FASB News
New Standard on Accounting for Joint Ventures Issued
FASB has published a new standard intended to improve the accounting for joint venture formations, Accounting Standards Update (ASU) 2023-05, Business Combinations—Joint Venture Formations (Subtopic 805-60), Recognition and Initial Measurement. ASU 2023-05 is intended to “provide investors and other allocators of capital with more decision-useful information in a joint venture’s separate financial statements and reduce diversity in practice in this area of financial reporting,” FASB stated. The new standard requires a joint venture, upon formation, to recognize and initially measure its assets and liabilities at fair value with exceptions to fair value measurement that are consistent with guidance for business combinations. The standard does not change the definition of a joint venture, the accounting by an equity method investor for its investment in a joint venture, or the accounting by a joint venture for contributions received after formation. The publication of the new standard follows the board members’ unanimous decision in April to finalize a proposal issued in October 2022. “In the absence of specific guidance, practice has been influenced by various sources, including speeches given by the U.S. Securities and Exchange Commission (SEC) staff,” ASU 2023-05 states. “As a result, there is diversity in practice in how a joint venture accounts for the contributions it receives upon formation—some joint ventures initially measure their net assets at fair value at the formation date, while other joint ventures initially measure their net assets at the venturers’ carrying amounts.”
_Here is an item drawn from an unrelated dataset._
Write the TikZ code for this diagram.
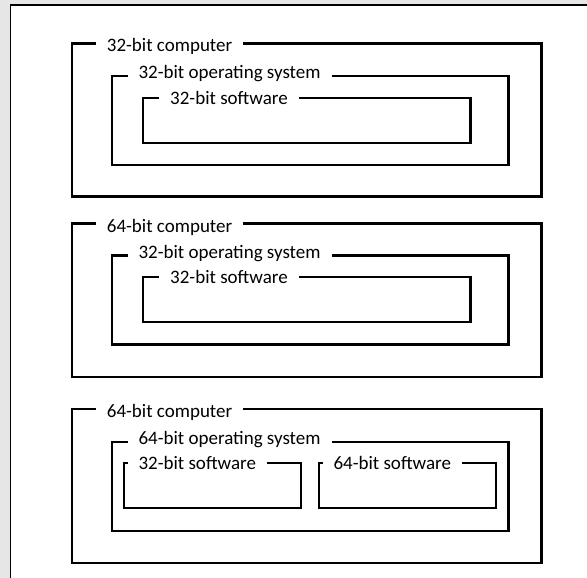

Investor Outreach Dipped 10% from Last Year, but Core Strides Made
FASB has published its third Investor Outreach Report, which reveals that proactive outreach to investors dipped by about 10% from last year’s figures, but more advancements were made on the standards-setting front. The board held 435 proactive investor interactions for the period ending June 30, 2023, a drop from the 485 interactions held in the same prior year period ending June 30, 2022, but higher than the 430 interactions in 2021 period. Direct investor interviews, added to advisory group meetings, establishing working groups, and public roundtables helped FASB reach key milestones on topics that investors view as a priority, including getting the newly effective disclosures related to the use of supplier finance programs, according to the 2023 report. The use of supplier finance programs, for example, appeared in many quarter-ended March 2023 filings “in response to investor calls for better information about the use and magnitude of such programs in financial statements.” The board also completed the most significant improvement to segment reporting in the last 25 years, and it advanced proposals on income tax disclosures, crypto assets, and purchased financial assets—all priorities identified in investor outreach. This is in addition to the progress made on the full agenda, including projects on environmental, social and governance (ESG)-related transactions, the statement of cash flows, intangible assets (including software), and financial key performance indicators, the report stated.
GASB News
No Accounting Rules Will Stem from Data Transparency Act, but GASB Should Play a Role
GASB Chair Joel Black said the Financial Data Transparency Act (FDTA) will not raise any accounting issues for state and local governments that require standards-setting, but the board wants to play a role in ensuring the right rules are digitalized, as that is core to its mission. The FDTA is “definitely a hot topic” and frequently raised at conferences, Black said on the GASB’s inaugural podcast, “Bridging the GAAP,” launched on Spotify on Aug. 14. “The act itself says ‘that no new reporting requirements can be created in the implementation of this act, it only can make machine readable information that is already required,’ so there will be no changes that we will have to take in GAAP to implement in GAAP,” he said. “No GASB standard will result from this.” The FDTA was signed into law by U.S. legislators in December 2022 as part of the National Defense Authorization Act. The FDTA requires federal financial regulators, including the SEC, to create a data standard that makes all the information filed with them machine-readable (i.e., digitized). The FDTA wants the data that is in those reports to be part of a taxonomy that is machine-readable and have the same meaning from report to report. The topic has generated broad scrutiny from counties, cities, and states because the act requires the SEC specifically to require any information filed with the Municipal Securities Rulemaking Board (MSRB) to have a data standard. This would thus encompass the municipal bond market, which uses U.S. GAAP that is developed by the GASB.